#### THE PROBLEM
Reproduce the listing exactly, with no pictures in your copy.

#### PROVIDED MATERIAL

....

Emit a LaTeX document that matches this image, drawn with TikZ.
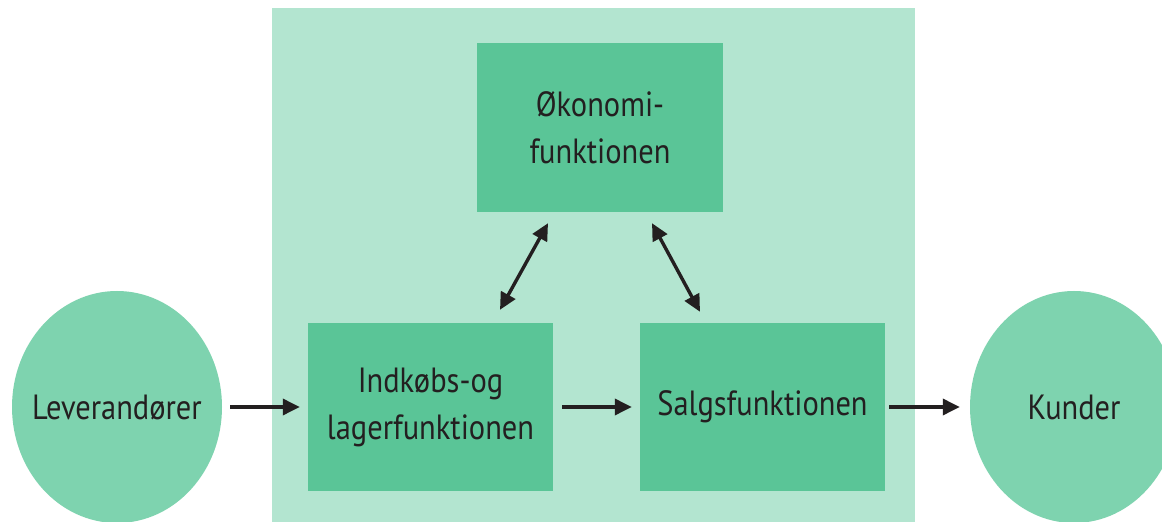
\documentclass[tikz,border=0pt]{standalone}
\usepackage{fontspec}
\setmainfont[FakeStretch=0.87]{PT Sans}
\usetikzlibrary{arrows.meta,shapes.geometric}
\definecolor{bgpanel}{HTML}{B3E5D0}
\definecolor{boxfill}{HTML}{5AC597}
\definecolor{ellfill}{HTML}{7ED3AF}
\definecolor{ink}{HTML}{231F20}
\begin{document}
\begin{tikzpicture}[x=1pt,y=1pt,
  txt/.style={font=\fontsize{35}{47}\selectfont, text=ink, align=center},
  funcbox/.style={txt, fill=boxfill, draw=none, minimum width=245pt, minimum height=168pt, inner sep=0pt},
  party/.style={ellipse, fill=ellfill, draw=none, minimum width=210pt, minimum height=232pt, inner sep=0pt},
  partylabel/.style={label={[txt]center:#1}},
  arr/.style={draw=ink, line width=3.4pt, -{Triangle[length=17pt,width=16pt]}},
  darr/.style={draw=ink, line width=3.4pt, {Triangle[length=17pt,width=16pt]}-{Triangle[length=17pt,width=16pt]}}
]
\useasboundingbox (0,0) rectangle (1162,522);
\fill[white] (0,0) rectangle (1162,522);
\clip (0,0) rectangle (1162,522);
\fill[bgpanel] (272,0) rectangle (915,514);
\node[funcbox, minimum width=246pt, minimum height=169pt] (oko) at (600,394.5) {Økonomi-\\funktionen};
\node[funcbox] (ind) at (430.5,115) {Indkøbs-og\\lagerfunktionen};
\node[funcbox] (sal) at (762.5,115) {Salgsfunktionen};
\node[party, partylabel={Leverandører}] (lev) at (117,115) {};
\node[party, minimum width=208pt, partylabel={Kunder}] (kun) at (1074,115) {};
\draw[arr] ([xshift=8pt]lev.east) -- ([xshift=-8pt]ind.west);
\draw[arr] ([xshift=9pt]ind.east) -- ([xshift=-8pt]sal.west);
\draw[arr] ([xshift=4pt]sal.east) -- ([xshift=-10pt]kun.west);
\draw[darr] ([xshift=69.5pt,yshift=13pt]ind.north) -- ([xshift=-52pt,yshift=-11pt]oko.south);
\draw[darr] ([xshift=-62.5pt,yshift=11pt]sal.north) -- ([xshift=52pt,yshift=-11pt]oko.south);
\end{tikzpicture}
\end{document}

....

#### OUTPUT OF THE EXERCISE
Emit a LaTeX document that matches this image, drawn with TikZ.
\documentclass[tikz,border=0pt]{standalone}
\usepackage{fontspec}
\setmainfont[FakeStretch=0.87]{PT Sans}
\usetikzlibrary{arrows.meta,shapes.geometric}
\definecolor{bgpanel}{HTML}{B3E5D0}
\definecolor{boxfill}{HTML}{5AC597}
\definecolor{ellfill}{HTML}{7ED3AF}
\definecolor{ink}{HTML}{231F20}
\begin{document}
\begin{tikzpicture}[x=1pt,y=1pt,
  txt/.style={font=\fontsize{35}{47}\selectfont, text=ink, align=center},
  funcbox/.style={txt, fill=boxfill, draw=none, minimum width=245pt, minimum height=168pt, inner sep=0pt},
  party/.style={ellipse, fill=ellfill, draw=none, minimum width=210pt, minimum height=232pt, inner sep=0pt},
  partylabel/.style={label={[txt]center:#1}},
  arr/.style={draw=ink, line width=3.4pt, -{Triangle[length=17pt,width=16pt]}},
  darr/.style={draw=ink, line width=3.4pt, {Triangle[length=17pt,width=16pt]}-{Triangle[length=17pt,width=16pt]}}
]
\useasboundingbox (0,0) rectangle (1162,522);
\fill[white] (0,0) rectangle (1162,522);
\clip (0,0) rectangle (1162,522);
\fill[bgpanel] (272,0) rectangle (915,514);
\node[funcbox, minimum width=246pt, minimum height=169pt] (oko) at (600,394.5) {Økonomi-\\funktionen};
\node[funcbox] (ind) at (430.5,115) {Indkøbs-og\\lagerfunktionen};
\node[funcbox] (sal) at (762.5,115) {Salgsfunktionen};
\node[party, partylabel={Leverandører}] (lev) at (117,115) {};
\node[party, minimum width=208pt, partylabel={Kunder}] (kun) at (1074,115) {};
\draw[arr] ([xshift=8pt]lev.east) -- ([xshift=-8pt]ind.west);
\draw[arr] ([xshift=9pt]ind.east) -- ([xshift=-8pt]sal.west);
\draw[arr] ([xshift=4pt]sal.east) -- ([xshift=-10pt]kun.west);
\draw[darr] ([xshift=69.5pt,yshift=13pt]ind.north) -- ([xshift=-52pt,yshift=-11pt]oko.south);
\draw[darr] ([xshift=-62.5pt,yshift=11pt]sal.north) -- ([xshift=52pt,yshift=-11pt]oko.south);
\end{tikzpicture}
\end{document}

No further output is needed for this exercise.